As James grew older and more infirm, Buckingham’s power grew, but unlike Carr, the affection and love between the two held fast, despite the protestations of courtiers and Parliament. Towards the end of his life, in December 1623, James wrote to Buckingham
praying God that I may have a joyful and comfortable meeting with you and that we may make at this Christmas a new marriage ever to be kept hereafter; for, God so love me, as I desire only to live in this world for your sake, and that I had rather live banished in any part of the earth with you than live a sorrowful widow’s life without you. And so God bless you, my sweet child and wife, and grant that ye may ever be a comfort to your dear dad and husband.
James R.29
In the early months of 1625 his ill health got the better of him; following a stroke and an attack of dysentery, he died on 27 March, with Buckingham in attendance. Buckingham remained a powerful force in the court of James’s son, Charles I, but was so unpopular he lasted barely three more years before he was assassinated by a disgruntled soldier, who was hailed as a hero for the deed.
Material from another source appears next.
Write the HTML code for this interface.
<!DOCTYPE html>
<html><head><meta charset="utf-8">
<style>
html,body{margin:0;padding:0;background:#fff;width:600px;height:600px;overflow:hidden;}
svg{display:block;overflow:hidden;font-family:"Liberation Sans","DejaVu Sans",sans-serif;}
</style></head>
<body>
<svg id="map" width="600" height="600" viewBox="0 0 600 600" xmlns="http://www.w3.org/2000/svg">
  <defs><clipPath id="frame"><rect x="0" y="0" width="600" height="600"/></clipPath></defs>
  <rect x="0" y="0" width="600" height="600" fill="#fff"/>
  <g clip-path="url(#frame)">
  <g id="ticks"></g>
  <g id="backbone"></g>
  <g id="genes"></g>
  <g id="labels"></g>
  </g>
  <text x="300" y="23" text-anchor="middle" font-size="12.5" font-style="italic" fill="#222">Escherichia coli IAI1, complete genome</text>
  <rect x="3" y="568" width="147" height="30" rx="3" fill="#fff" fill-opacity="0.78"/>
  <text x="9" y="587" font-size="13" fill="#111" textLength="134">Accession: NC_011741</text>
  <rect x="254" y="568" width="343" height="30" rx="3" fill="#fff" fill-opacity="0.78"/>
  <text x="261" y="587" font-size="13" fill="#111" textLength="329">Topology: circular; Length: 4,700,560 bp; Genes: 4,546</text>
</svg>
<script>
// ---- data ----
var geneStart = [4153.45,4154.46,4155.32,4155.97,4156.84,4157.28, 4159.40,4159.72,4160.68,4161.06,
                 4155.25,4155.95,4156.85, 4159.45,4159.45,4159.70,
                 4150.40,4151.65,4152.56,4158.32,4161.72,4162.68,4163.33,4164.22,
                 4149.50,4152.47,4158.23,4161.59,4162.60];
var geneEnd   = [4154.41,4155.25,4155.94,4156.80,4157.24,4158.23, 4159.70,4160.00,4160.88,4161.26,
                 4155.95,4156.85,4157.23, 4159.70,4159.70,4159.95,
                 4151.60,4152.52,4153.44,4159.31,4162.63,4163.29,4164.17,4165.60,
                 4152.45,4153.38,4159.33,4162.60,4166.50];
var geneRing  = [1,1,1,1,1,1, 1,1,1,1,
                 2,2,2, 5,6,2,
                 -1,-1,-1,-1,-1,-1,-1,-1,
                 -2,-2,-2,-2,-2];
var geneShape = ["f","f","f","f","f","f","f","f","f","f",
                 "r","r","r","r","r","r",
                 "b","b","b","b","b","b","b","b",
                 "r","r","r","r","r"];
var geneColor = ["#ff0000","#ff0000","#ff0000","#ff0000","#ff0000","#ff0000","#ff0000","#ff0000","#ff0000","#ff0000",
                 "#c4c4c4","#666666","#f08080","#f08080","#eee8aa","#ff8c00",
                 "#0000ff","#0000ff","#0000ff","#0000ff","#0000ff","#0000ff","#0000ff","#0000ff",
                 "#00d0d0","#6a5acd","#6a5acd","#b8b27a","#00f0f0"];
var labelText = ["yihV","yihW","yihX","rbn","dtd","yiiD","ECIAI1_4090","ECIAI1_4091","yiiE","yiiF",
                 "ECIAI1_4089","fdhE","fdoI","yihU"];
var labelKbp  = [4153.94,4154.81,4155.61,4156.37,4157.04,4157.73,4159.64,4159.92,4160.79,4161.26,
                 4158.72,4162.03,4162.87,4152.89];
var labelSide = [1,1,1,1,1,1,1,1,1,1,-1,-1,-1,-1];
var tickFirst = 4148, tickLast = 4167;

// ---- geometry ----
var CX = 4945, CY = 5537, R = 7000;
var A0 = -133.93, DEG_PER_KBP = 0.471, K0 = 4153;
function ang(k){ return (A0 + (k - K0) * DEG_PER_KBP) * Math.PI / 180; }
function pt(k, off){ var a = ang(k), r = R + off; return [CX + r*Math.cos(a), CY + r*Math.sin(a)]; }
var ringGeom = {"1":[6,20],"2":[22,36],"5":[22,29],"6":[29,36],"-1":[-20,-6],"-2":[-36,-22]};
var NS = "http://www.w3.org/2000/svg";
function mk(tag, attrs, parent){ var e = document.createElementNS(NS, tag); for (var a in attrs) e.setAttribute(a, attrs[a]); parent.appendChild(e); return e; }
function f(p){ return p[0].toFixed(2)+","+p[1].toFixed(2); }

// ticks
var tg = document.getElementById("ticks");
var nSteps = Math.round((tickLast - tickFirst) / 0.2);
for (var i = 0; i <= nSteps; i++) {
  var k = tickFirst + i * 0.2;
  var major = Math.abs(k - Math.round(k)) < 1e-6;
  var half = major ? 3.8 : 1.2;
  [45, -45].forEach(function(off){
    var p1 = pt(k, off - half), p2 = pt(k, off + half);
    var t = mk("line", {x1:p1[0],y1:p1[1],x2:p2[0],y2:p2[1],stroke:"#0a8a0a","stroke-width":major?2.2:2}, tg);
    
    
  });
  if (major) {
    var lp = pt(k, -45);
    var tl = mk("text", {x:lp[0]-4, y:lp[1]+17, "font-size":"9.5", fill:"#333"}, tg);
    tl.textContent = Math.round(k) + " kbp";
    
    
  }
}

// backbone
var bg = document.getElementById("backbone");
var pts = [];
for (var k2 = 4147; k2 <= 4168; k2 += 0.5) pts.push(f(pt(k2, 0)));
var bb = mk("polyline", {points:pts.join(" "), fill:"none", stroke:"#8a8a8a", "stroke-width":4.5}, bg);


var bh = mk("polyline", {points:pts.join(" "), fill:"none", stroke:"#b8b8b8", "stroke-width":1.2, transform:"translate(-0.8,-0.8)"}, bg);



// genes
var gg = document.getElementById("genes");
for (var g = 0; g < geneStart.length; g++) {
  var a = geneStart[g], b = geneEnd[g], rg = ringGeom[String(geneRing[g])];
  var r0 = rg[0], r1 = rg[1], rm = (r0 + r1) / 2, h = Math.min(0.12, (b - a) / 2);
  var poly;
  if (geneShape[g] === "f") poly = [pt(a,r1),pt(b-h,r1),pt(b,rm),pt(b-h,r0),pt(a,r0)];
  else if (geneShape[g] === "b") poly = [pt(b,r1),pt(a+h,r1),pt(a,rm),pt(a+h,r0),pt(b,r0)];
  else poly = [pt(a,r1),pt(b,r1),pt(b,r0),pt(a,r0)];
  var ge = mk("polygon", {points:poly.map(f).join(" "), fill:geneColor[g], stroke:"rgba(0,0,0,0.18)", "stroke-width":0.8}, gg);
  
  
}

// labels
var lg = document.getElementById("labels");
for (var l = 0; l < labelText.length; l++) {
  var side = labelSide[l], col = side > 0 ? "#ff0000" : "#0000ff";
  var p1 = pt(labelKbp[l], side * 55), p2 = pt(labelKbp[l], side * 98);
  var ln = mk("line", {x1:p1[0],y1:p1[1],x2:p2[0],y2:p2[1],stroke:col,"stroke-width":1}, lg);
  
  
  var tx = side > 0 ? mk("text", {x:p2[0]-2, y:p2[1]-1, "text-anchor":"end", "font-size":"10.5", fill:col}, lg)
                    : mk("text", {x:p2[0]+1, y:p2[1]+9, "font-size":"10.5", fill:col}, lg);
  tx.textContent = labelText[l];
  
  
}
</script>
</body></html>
James’s contempt for a parliament that represented the emergent mercantile class and belief in an absolutist monarchy was inherited by his son, Charles I. Yet the divine right of kings couldn’t survive the English Civil Wars, Charles’s execution, and the Interregnum. James’s love of the court as a profligate and flamboyant spectacle powered by intrigue and sexual desire, however, would live on in his grandson, Charles II, resulting on that occasion in innumerable illegitimate children, but no heir. It was James’s inability to decisively settle the religious divisions in the country, and the continued suspicions that his family had never truly renounced the Catholicism of his mother, Mary Queen of Scots, that led to the end of his dynasty in the so-called Glorious Revolution of 1688. This ‘revolution’, which would see the overthrow of his second grandson, James VII and II, saw England settle on an ideology of Protestantism and constitutional monarchy, and commit to continuing the dual project of colonialism and domination of Catholic European countries: in short, the creation of the world we live in today. That combination of Protestantism, white supremacy, and colonialism would prove a violently toxic mix. Amongst the many repercussions of its system of exploitation and extraction would be a drive towards a scientific rationalism that swept up same-sex desire into the world of crime and disease, making the sort of easy, open attitude that James appeared to show towards the men he loved unimaginable.